Question

The dimensions of Wien’s constant are
A. $$\left[M{L}^{0}TK\right]$$
B. $$\left[M^{0}L{T}^{0}K\right]$$
C. $$\left[M^0{L}^{0}TK\right]$$
D. $$\left[MLTK\right]$$

Answer 1

Hint: Wien’s displacement law has been used to describe the energy radiation of a black body. According to the Wien’s displacement law, $${\lambda }_{max}={\displaystyle \frac{b}{T}}$$, where $$b$$ is the Wien’s constant. From this equation we can find out the dimension of Wien’s constant.

Complete step-by-step answer:
Wien’s displacement constant can be found from the Wien’s displacement law. It states that, spectral radiance of black-body radiation per unit wavelength is inversely proportional to the temperature.
It can be written as,
$${\lambda }_{max}={\displaystyle \frac{b}{T}}$$, where $$b$$ is the Wien’s constant and $$T$$ is the temperature.
$$b={\lambda }_{max}T$$
The dimensional formula of wavelength can be written as
$${\lambda }_{max}\Rightarrow \left[L\right]$$
The dimensional formula of temperature can be written as
$$T\Rightarrow \left[K\right]$$
So, the dimensional formula of Wien’s constant is
$$b\Rightarrow \left[M^{0}L{T}^{0}K\right]$$
So, the correct option is B.

Additional information:
Wien’s displacement law is actually related to the black body.
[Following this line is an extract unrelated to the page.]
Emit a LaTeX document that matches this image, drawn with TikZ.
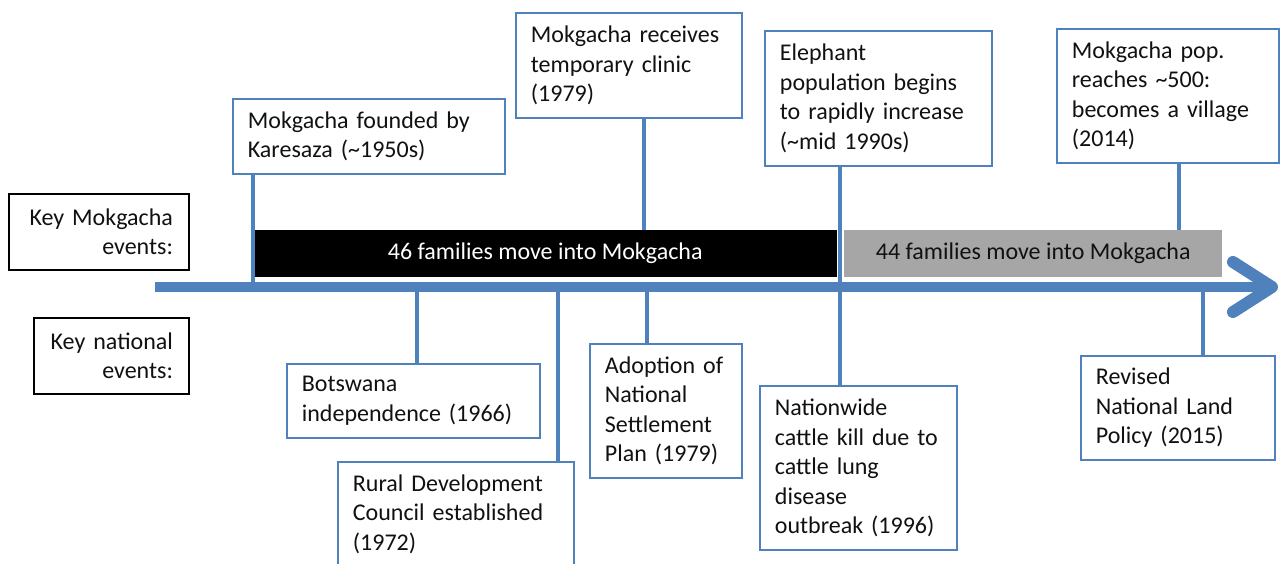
\documentclass[tikz,border=0pt]{standalone}
\usepackage{fontspec}
\setmainfont{Carlito}
\definecolor{axisblue}{HTML}{4F81BD}
\definecolor{bargray}{HTML}{A6A6A6}
\definecolor{txt}{HTML}{111111}
\begin{document}
\begin{tikzpicture}[x=1pt,y=-1pt,
  basefont/.style={font=\fontsize{24}{29.5}\selectfont, text=txt},
  evt/.style={basefont, draw=axisblue, line width=1.8pt, fill=white, inner xsep=15pt, inner ysep=2pt, align=left, anchor=north west},
  keybox/.style={basefont, draw=black, line width=1.8pt, fill=white, inner xsep=16pt, inner ysep=2pt, align=right, anchor=north west},
  conn/.style={draw=axisblue, line width=4pt},
  bar/.style={basefont, anchor=north west, inner sep=0pt, minimum height=47pt}
  ]
\useasboundingbox (0,0) rectangle (1280,564);

% axis end points
\coordinate (axL) at (155,287);
\coordinate (axR) at (1272,287);

% top event boxes
\node[evt, minimum width=272pt, minimum height=75pt, text width=242pt] (b1) at (232,98) {Mokgacha founded by\\Karesaza (\textasciitilde1950s)};
\node[evt, minimum width=226pt, minimum height=105pt, text width=196pt] (b2) at (515,12) {Mokgacha receives\\temporary clinic\\(1979)};
\node[evt, minimum width=227pt, minimum height=135pt, text width=197pt] (b3) at (764,30) {Elephant\\population begins\\to rapidly increase\\(\textasciitilde mid 1990s)};
\node[evt, minimum width=222pt, minimum height=134pt, text width=192pt] (b4) at (1056,28) {Mokgacha pop.\\reaches \textasciitilde500:\\becomes a village\\(2014)};

% bottom event boxes
\node[evt, minimum width=253pt, minimum height=74pt, text width=223pt] (n1) at (286,363) {Botswana\\independence (1966)};
\node[evt, minimum width=236pt, minimum height=104pt, text width=206pt] (n2) at (337,461) {Rural Development\\Council established\\(1972)};
\node[evt, minimum width=152pt, minimum height=134pt, text width=122pt] (n3) at (589,343) {Adoption of\\National\\Settlement\\Plan (1979)};
\node[evt, minimum width=197pt, minimum height=164pt, text width=167pt] (n4) at (759,385) {Nationwide\\cattle kill due to\\cattle lung\\disease\\outbreak (1996)};
\node[evt, minimum width=194pt, minimum height=104pt, text width=164pt] (n5) at (1080,355) {Revised\\National Land\\Policy (2015)};

% bars
\node[bar, fill=black, text=white, minimum width=584pt] (bar1) at (253,230) {46 families move into Mokgacha};
\node[bar, fill=bargray, minimum width=378pt] (bar2) at (844,230) {44 families move into Mokgacha};

% connectors
\draw[conn] ([xshift=21pt]b1.south west) -- ([xshift=21pt]b1.south west |- axL);
\draw[conn] ([xshift=129pt]b2.south west) -- ([xshift=129pt]b2.south west |- bar1.north);
\draw[conn] ([xshift=76pt]b3.south west) -- ([xshift=76pt]b3.south west |- n4.north);
\draw[conn] ([xshift=123pt]b4.south west) -- ([xshift=123pt]b4.south west |- bar2.north);
\draw[conn] ([xshift=131pt]n1.north west |- axL) -- ([xshift=131pt]n1.north west);
\draw[conn] ([xshift=221pt]n2.north west |- axL) -- ([xshift=221pt]n2.north west);
\draw[conn] ([xshift=58pt]n3.north west |- axL) -- ([xshift=58pt]n3.north west);
\draw[conn] ([xshift=123pt]n5.north west |- axL) -- ([xshift=123pt]n5.north west);

% axis with open chevron head
\draw[axisblue, line width=10pt] (axL) -- (axR);
\coordinate (hu) at (1233,262);
\coordinate (hd) at (1233,312);
\draw[axisblue, line width=12pt, line cap=round, line join=round] (hu) -- (axR) -- (hd);

% key labels
\node[keybox, minimum width=180pt, minimum height=76pt, text width=148pt] (k1) at (8,193) {Key Mokgacha\\events:};
\node[keybox, minimum width=155pt, minimum height=76pt, text width=123pt] (k2) at (33,317) {Key national\\events:};
\end{tikzpicture}
\end{document}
A good approximation of blackbody is a small hole leading to the inside of a hollow object and that can act as a perfect absorber. The nature of the radiation leaving the cavity through the hole depends only on temperature only. Intensity of blackbody radiation increases with temperature. So, the amount of radiation also increases. According to Wien’s displacement law, the peak wavelength decreases with increasing temperature.
For each temperature, there is a wavelength, at which energy radiated is maximum. Increase in temperature increases the energy radiated but decreases the peak wavelength. The area under the curve for a particular temperature gives the total energy emitted by the blackbody. Stefan’s law also used to describe the radiated energy relation with the temperature. It states that the energy radiated by a black body per second per unit area is directly proportional to the fourth power of absolute temperature.

Note: $${\lambda }_{max}$$ is representing the peak wavelength at a particular temperature. Wavelength is a distance between the identical points of adjacent cycles of a wave. So, the dimensional formula of wavelength is L. Dimensional formula of temperature is represented by K. Whereas, the T has been used for the time. Candidates do not make any mistakes by interchanging these quantities.